Set problem: Count lines holding the string "React" in the data that follows. Reply with one number only.

— Start of Provided data —

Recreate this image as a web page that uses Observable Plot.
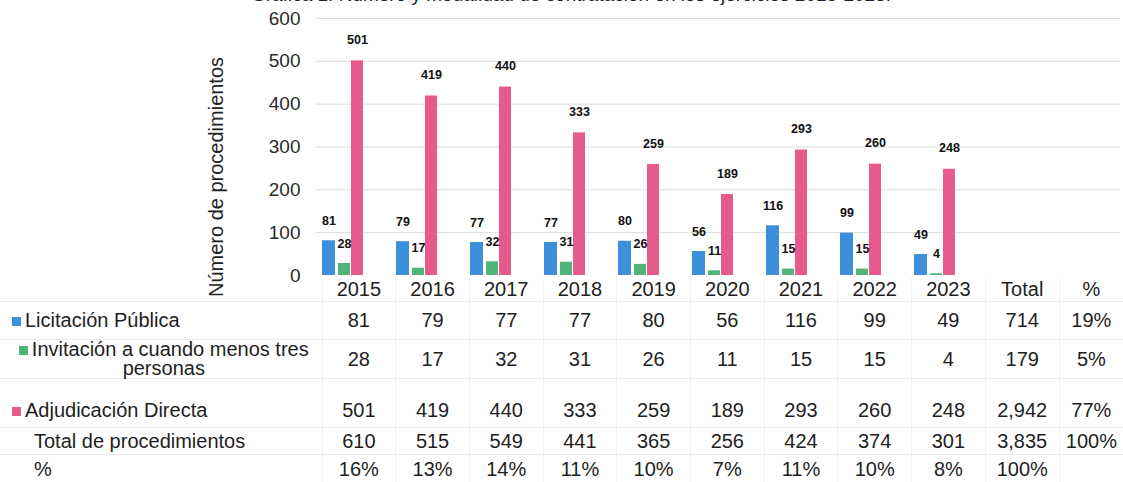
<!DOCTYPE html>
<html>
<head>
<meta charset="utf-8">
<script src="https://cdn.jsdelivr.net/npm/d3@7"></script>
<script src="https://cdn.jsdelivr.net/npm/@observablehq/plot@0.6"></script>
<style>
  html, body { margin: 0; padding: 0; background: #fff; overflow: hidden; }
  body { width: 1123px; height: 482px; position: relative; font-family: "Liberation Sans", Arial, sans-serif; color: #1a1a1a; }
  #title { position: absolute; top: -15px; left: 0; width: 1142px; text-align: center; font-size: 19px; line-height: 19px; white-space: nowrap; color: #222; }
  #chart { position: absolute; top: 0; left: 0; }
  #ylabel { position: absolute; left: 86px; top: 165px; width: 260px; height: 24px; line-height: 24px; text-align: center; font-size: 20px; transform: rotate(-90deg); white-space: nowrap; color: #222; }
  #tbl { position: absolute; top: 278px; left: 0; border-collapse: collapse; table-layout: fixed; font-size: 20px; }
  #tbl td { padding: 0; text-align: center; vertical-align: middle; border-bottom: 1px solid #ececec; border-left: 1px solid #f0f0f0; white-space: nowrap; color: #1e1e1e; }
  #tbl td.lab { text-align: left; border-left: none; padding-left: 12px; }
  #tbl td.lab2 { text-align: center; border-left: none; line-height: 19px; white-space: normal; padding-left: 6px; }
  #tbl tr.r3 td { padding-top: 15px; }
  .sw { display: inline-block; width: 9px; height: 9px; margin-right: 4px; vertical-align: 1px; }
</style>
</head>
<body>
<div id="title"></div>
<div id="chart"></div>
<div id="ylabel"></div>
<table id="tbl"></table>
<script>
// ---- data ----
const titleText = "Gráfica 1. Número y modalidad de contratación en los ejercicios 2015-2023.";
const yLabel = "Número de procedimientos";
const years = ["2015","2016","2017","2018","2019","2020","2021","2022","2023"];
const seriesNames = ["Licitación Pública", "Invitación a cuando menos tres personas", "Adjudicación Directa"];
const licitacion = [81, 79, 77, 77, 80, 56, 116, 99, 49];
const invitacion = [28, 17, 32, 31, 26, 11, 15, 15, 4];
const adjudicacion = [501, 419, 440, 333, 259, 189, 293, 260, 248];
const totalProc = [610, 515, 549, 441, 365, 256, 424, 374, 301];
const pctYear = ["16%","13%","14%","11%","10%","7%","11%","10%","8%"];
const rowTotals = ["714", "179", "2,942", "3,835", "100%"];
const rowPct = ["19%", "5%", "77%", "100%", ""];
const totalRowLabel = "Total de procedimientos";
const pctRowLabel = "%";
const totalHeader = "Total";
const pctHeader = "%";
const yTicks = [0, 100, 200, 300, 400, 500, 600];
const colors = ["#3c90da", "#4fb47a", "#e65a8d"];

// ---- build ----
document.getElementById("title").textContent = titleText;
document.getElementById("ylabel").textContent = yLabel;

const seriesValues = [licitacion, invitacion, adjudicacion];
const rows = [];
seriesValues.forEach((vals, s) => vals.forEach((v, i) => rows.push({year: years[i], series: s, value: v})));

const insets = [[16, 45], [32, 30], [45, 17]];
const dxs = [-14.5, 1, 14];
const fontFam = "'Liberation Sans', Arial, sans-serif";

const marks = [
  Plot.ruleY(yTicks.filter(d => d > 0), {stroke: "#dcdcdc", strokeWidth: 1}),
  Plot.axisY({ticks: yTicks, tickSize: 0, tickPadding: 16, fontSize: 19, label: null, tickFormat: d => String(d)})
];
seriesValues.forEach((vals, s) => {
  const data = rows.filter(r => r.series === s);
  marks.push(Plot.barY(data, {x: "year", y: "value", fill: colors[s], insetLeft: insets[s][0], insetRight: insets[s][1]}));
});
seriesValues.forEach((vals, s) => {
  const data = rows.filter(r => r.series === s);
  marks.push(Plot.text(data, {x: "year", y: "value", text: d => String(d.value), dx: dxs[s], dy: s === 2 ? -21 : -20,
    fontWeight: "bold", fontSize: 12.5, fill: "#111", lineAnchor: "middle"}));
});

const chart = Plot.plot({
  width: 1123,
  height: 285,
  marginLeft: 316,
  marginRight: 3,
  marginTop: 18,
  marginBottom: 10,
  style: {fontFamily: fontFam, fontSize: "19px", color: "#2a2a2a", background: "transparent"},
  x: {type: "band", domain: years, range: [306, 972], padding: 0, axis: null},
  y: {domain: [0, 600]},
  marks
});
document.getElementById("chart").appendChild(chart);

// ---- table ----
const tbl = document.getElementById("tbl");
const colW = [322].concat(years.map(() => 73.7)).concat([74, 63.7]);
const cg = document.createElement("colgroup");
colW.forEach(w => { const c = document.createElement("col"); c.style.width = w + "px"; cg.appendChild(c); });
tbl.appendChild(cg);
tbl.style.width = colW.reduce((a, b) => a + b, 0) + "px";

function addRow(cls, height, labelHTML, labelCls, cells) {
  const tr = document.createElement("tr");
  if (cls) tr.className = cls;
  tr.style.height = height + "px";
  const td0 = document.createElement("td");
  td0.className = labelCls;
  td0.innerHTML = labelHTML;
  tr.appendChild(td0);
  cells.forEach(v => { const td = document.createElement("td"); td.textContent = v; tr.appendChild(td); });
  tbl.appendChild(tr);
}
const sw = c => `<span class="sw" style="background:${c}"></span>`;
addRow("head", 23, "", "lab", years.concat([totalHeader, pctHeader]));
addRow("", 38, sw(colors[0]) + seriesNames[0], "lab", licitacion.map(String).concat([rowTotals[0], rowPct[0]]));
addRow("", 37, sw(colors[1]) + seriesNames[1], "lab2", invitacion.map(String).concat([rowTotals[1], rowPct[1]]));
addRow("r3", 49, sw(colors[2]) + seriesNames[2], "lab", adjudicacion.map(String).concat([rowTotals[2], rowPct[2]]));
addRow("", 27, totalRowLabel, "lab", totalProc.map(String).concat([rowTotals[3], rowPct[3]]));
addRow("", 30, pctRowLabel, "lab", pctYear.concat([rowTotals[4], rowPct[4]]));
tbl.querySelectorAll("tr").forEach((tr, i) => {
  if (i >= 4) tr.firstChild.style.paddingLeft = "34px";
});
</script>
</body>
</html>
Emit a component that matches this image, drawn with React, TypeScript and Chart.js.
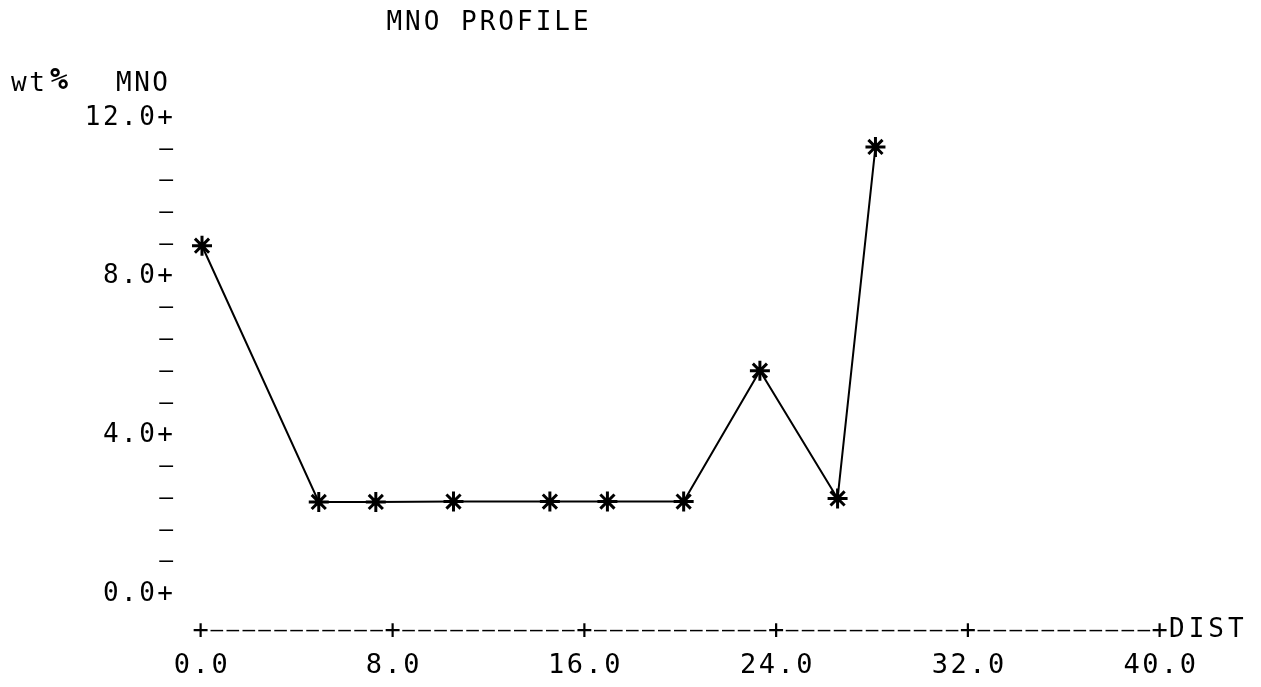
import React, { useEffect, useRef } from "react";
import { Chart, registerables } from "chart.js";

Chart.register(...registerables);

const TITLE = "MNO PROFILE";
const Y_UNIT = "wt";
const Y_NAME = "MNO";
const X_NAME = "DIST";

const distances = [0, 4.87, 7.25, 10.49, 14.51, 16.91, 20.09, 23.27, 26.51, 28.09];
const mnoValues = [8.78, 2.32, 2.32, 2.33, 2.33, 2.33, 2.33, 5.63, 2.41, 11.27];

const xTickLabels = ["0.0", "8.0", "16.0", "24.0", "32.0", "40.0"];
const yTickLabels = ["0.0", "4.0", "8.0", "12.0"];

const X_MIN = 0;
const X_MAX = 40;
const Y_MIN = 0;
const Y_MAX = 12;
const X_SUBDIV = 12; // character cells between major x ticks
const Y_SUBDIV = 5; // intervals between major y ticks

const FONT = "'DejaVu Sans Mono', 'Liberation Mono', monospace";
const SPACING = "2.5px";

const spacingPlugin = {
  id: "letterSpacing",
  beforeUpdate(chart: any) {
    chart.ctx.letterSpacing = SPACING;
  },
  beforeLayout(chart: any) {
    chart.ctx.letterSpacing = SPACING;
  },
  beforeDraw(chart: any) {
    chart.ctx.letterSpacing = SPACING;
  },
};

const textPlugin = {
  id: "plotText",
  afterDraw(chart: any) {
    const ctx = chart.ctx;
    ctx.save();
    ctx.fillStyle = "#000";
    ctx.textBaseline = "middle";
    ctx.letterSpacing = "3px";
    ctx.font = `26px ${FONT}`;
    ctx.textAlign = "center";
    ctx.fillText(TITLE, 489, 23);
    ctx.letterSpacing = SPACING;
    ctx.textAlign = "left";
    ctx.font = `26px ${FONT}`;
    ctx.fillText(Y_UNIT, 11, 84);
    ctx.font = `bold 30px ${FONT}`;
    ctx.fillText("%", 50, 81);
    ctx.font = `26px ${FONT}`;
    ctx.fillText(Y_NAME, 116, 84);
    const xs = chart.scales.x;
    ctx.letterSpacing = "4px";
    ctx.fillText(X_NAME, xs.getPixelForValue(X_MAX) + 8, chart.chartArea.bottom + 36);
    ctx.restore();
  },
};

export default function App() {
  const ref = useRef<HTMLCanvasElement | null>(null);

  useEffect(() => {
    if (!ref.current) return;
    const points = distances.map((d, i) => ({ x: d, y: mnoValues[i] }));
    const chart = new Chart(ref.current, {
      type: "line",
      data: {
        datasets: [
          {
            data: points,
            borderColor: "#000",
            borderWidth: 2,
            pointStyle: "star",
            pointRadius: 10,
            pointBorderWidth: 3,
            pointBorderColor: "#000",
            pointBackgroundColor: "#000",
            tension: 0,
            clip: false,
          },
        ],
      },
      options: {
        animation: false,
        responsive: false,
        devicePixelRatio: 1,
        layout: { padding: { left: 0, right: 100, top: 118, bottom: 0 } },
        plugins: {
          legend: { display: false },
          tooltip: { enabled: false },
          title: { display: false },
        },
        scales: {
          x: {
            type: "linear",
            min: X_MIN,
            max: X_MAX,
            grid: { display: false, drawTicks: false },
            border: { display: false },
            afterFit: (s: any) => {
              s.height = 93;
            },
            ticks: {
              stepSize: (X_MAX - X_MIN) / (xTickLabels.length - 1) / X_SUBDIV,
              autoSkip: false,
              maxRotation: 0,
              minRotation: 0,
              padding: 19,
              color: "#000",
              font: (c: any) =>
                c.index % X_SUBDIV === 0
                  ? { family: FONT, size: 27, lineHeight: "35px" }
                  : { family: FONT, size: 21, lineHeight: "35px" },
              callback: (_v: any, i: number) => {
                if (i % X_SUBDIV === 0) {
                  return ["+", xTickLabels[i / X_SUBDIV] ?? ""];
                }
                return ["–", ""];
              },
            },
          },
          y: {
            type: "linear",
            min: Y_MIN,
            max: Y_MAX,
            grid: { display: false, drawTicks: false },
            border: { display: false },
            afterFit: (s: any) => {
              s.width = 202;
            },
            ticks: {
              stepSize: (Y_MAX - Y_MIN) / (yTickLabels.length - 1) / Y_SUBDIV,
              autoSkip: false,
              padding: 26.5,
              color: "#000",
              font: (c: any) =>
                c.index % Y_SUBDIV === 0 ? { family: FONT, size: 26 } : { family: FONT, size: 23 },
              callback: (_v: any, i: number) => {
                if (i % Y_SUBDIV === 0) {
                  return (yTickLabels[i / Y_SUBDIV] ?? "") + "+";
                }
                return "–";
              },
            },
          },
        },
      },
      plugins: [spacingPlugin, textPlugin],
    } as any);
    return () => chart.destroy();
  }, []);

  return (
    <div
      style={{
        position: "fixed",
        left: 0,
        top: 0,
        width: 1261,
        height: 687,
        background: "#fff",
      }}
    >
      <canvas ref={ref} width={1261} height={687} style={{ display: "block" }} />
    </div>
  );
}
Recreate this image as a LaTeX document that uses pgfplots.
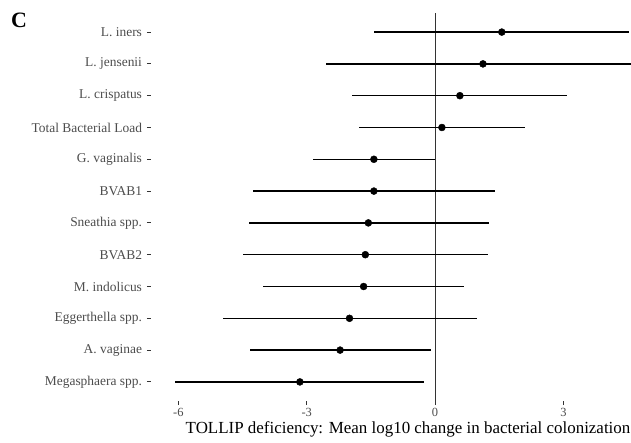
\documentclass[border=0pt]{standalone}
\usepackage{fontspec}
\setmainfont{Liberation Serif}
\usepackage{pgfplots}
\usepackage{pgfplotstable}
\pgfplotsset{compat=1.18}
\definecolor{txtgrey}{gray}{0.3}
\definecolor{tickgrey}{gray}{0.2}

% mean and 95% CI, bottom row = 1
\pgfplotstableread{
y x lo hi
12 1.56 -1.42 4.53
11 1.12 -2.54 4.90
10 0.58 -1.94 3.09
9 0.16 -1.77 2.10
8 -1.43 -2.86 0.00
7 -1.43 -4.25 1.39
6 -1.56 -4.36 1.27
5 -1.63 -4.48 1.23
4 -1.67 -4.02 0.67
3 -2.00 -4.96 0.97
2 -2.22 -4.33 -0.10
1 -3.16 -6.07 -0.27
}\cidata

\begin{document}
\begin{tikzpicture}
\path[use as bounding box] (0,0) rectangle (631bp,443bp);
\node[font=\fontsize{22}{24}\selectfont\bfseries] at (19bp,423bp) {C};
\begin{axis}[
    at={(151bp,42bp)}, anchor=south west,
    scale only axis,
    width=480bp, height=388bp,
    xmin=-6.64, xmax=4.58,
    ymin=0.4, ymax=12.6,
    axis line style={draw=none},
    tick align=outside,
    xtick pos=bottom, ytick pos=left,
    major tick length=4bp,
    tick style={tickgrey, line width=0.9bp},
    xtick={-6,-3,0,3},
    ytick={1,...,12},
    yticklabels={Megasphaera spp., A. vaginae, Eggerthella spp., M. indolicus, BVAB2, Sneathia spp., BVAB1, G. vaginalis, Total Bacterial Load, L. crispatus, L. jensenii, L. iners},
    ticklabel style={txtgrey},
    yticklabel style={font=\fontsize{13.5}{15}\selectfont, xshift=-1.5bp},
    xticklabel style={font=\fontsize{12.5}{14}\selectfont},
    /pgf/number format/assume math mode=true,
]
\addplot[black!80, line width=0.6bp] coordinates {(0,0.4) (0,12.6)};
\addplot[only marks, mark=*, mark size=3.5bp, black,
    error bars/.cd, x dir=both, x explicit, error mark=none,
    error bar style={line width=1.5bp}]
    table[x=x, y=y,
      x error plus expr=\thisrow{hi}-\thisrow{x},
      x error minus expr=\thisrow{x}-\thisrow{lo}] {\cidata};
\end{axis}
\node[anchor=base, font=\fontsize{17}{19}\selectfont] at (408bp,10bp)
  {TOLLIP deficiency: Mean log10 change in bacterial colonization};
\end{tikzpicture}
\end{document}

— End of Provided data —

Written response: 2